┌──

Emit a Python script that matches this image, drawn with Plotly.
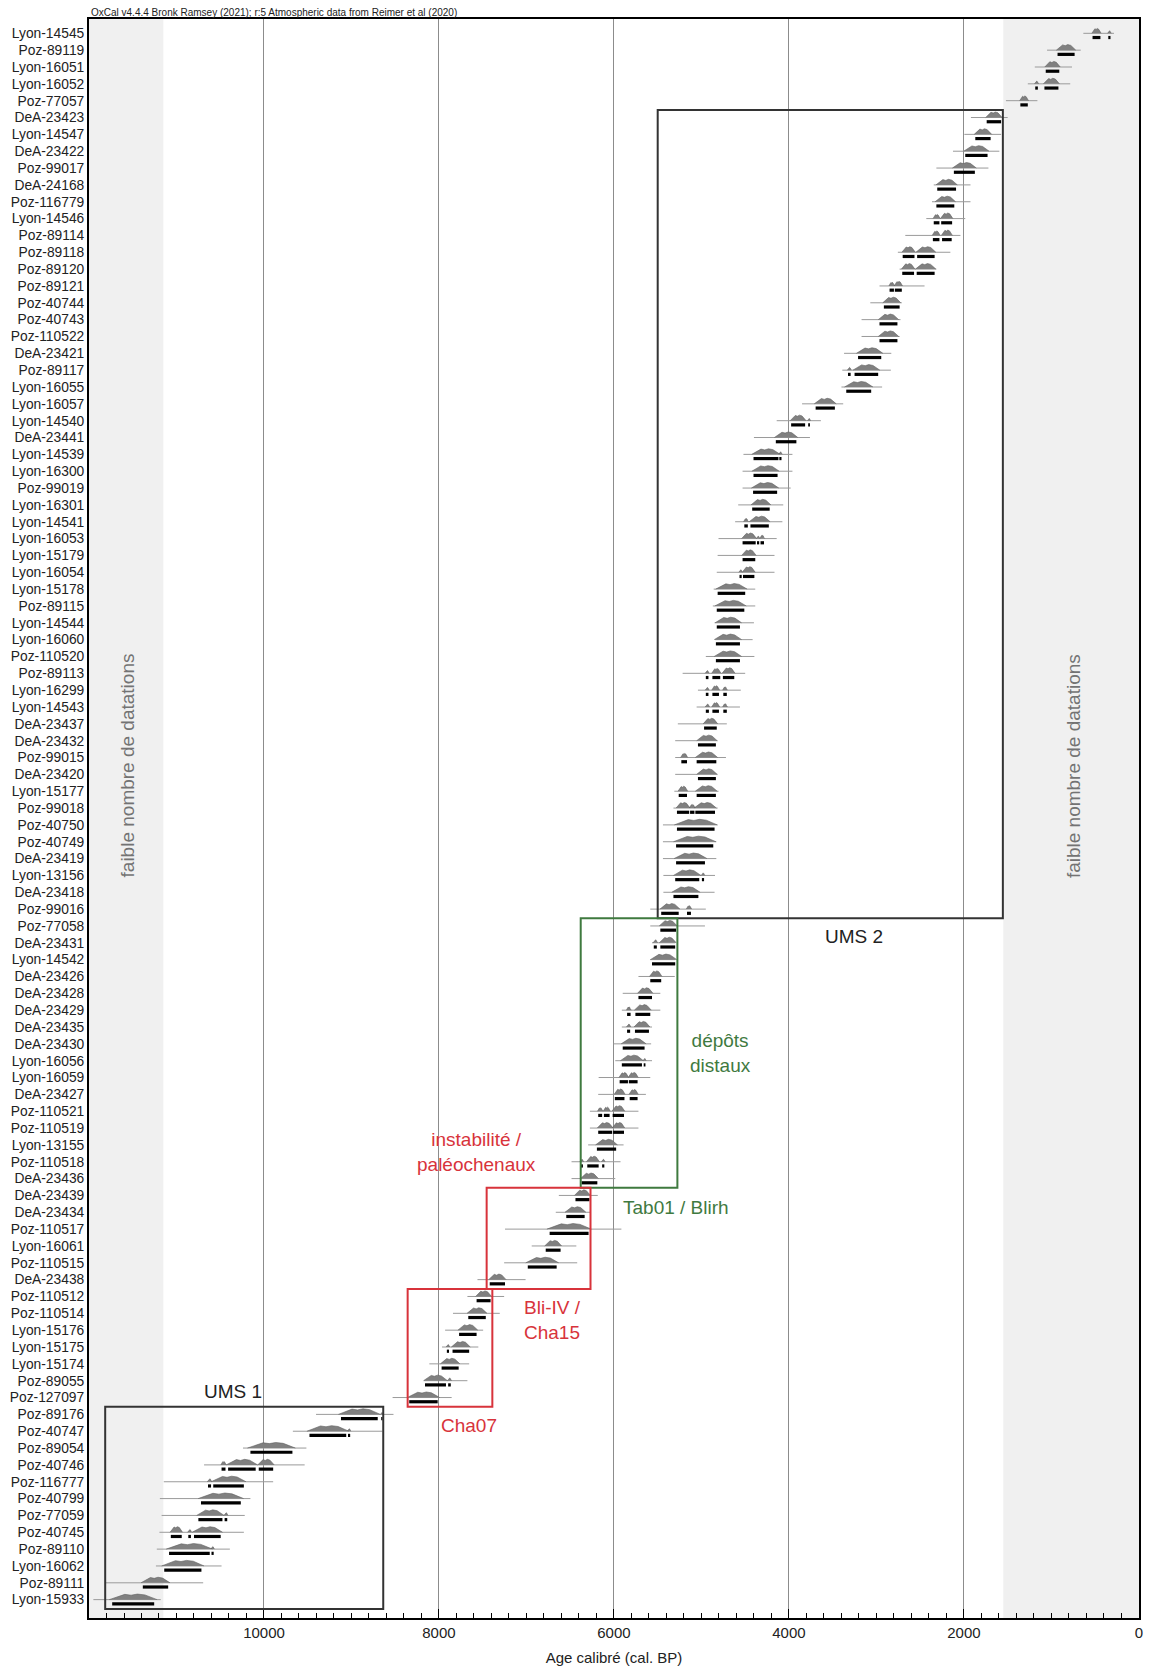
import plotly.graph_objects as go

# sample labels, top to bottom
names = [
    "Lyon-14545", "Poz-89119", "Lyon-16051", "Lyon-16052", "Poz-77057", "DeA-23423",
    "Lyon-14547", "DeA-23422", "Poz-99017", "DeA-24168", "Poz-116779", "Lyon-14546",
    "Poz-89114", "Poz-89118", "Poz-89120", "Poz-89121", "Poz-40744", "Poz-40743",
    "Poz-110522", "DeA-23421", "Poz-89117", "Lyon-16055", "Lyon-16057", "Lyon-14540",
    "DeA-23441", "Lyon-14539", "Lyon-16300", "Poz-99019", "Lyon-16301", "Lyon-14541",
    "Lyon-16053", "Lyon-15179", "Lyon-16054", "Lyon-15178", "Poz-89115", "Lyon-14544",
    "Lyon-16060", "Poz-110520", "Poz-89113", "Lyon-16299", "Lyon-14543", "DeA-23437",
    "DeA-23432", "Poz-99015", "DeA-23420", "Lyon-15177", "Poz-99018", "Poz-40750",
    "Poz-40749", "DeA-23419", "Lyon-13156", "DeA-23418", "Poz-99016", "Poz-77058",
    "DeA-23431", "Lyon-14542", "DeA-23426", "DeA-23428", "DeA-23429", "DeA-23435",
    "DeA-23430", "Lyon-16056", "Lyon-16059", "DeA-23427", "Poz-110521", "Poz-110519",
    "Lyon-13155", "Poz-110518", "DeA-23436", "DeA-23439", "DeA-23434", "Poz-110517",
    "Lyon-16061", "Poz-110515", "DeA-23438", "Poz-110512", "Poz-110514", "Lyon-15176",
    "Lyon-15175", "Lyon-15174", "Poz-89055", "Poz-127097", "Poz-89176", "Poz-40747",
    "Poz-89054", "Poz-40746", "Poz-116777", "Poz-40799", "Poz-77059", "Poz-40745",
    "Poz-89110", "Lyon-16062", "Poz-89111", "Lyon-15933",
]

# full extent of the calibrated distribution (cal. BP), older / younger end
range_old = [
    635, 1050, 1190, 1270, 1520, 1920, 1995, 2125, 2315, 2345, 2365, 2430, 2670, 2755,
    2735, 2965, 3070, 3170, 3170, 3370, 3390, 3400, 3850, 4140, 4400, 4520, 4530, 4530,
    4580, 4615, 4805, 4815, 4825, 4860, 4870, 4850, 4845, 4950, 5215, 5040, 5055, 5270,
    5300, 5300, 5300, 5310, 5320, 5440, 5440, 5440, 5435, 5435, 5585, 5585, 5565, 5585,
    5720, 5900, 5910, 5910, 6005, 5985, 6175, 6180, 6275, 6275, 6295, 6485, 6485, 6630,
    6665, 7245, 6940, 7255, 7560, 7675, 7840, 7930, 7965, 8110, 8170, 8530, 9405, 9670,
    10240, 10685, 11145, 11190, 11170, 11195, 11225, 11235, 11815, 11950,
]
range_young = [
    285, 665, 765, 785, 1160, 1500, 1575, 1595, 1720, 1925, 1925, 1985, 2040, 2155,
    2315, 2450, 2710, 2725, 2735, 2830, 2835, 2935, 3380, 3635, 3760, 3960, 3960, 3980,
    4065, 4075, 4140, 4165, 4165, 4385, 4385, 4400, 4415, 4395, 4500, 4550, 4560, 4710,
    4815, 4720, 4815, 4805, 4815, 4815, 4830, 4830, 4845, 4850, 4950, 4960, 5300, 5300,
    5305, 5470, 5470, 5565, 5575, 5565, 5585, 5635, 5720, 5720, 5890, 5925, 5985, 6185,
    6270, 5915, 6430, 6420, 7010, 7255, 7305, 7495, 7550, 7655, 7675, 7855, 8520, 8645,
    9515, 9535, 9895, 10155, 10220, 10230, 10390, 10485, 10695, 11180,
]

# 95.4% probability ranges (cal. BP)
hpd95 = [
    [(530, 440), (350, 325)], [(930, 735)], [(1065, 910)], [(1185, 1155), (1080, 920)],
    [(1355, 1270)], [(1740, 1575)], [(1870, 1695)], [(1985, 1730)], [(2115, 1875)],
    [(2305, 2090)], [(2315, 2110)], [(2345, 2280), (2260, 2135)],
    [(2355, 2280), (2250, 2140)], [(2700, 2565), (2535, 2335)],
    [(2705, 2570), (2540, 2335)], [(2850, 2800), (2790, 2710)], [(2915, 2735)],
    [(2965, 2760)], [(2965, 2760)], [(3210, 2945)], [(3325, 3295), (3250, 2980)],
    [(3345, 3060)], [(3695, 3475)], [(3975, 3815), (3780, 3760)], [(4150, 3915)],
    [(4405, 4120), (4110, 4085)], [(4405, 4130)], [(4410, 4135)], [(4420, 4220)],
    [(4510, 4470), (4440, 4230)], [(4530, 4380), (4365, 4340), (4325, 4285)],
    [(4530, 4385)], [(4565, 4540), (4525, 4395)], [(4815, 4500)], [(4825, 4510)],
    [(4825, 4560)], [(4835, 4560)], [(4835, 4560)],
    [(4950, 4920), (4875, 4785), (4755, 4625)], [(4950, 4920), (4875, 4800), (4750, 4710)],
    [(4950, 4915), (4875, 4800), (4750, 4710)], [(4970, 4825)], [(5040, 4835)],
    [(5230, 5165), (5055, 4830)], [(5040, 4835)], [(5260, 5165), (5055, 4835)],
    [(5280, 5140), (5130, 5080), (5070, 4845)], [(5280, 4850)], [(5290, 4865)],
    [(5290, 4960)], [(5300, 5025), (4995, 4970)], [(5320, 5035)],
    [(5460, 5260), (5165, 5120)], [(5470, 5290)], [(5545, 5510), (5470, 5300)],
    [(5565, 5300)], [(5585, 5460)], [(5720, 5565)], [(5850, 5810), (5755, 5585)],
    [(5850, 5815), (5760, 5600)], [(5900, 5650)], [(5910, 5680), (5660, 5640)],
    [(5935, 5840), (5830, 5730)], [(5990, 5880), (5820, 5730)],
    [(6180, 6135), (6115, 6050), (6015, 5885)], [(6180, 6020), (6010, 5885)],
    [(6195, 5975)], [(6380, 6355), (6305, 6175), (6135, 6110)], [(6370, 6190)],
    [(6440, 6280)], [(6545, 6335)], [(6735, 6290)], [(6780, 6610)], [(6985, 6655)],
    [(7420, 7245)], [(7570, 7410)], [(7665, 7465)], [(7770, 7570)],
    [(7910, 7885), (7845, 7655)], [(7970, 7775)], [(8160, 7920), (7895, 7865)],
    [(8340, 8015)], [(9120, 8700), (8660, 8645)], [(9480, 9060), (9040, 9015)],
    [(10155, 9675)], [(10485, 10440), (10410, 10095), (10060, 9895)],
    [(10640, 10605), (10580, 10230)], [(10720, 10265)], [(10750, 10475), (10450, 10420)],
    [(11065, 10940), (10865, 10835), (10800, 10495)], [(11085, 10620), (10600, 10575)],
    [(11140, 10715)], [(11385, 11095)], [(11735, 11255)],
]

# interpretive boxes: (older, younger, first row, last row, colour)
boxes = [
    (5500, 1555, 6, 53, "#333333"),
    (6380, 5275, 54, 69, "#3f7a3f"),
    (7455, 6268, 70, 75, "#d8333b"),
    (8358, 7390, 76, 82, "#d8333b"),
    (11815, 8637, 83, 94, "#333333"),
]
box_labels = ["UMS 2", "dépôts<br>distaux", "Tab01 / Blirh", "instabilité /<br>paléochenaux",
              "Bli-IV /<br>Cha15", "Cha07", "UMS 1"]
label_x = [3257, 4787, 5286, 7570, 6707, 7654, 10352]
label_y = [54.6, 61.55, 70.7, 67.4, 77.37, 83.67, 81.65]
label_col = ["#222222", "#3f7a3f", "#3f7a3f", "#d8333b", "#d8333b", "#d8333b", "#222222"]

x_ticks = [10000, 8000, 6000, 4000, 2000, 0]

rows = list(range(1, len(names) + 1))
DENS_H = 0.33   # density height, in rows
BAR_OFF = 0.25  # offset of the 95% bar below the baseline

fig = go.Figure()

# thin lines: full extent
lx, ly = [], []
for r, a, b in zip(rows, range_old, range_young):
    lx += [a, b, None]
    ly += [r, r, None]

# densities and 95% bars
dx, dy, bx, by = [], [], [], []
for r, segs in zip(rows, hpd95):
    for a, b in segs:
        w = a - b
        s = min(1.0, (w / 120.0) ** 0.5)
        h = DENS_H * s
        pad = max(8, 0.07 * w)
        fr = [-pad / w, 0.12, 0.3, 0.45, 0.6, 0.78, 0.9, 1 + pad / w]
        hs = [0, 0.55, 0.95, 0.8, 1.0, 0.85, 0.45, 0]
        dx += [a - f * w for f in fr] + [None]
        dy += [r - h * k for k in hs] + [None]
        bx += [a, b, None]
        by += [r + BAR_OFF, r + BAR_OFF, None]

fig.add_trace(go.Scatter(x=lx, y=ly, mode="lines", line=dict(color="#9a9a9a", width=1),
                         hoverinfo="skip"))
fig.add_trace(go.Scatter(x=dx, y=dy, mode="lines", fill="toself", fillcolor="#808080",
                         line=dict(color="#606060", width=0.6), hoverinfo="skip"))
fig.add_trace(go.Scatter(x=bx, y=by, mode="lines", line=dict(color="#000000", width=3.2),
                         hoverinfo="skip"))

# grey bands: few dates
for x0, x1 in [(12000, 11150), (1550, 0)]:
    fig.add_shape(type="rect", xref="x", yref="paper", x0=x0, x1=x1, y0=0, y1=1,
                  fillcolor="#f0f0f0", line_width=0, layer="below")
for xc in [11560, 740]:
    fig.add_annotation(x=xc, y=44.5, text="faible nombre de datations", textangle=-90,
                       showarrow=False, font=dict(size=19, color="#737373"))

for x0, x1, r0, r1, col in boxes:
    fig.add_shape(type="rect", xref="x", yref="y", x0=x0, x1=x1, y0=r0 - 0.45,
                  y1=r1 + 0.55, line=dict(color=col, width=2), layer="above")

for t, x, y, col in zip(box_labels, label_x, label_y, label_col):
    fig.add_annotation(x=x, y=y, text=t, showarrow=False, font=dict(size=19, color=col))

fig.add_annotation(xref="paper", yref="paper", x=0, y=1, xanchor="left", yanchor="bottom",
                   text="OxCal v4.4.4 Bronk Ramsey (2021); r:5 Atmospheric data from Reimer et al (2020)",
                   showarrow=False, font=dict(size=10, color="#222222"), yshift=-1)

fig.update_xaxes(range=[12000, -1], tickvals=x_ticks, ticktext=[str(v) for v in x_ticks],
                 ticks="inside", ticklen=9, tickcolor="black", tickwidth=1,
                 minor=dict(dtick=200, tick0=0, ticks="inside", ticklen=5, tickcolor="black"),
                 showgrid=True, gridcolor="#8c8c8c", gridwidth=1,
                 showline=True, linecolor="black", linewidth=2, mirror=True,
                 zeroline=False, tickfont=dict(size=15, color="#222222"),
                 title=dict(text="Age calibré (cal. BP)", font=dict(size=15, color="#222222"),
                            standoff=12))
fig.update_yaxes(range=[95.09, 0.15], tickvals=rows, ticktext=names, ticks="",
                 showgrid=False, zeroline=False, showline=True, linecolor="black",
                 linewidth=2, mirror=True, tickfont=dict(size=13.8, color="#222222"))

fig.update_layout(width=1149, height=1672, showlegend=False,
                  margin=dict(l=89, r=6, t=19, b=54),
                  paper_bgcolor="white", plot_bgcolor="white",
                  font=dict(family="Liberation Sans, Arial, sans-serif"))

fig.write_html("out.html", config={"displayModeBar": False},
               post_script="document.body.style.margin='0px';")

└──

Write out again exactly the lines from the start of the data above through the line containing "import plotly.graph_objects as go", inclusive, excluding any pictures.

Task answer:
Emit a Python script that matches this image, drawn with Plotly.
import plotly.graph_objects as go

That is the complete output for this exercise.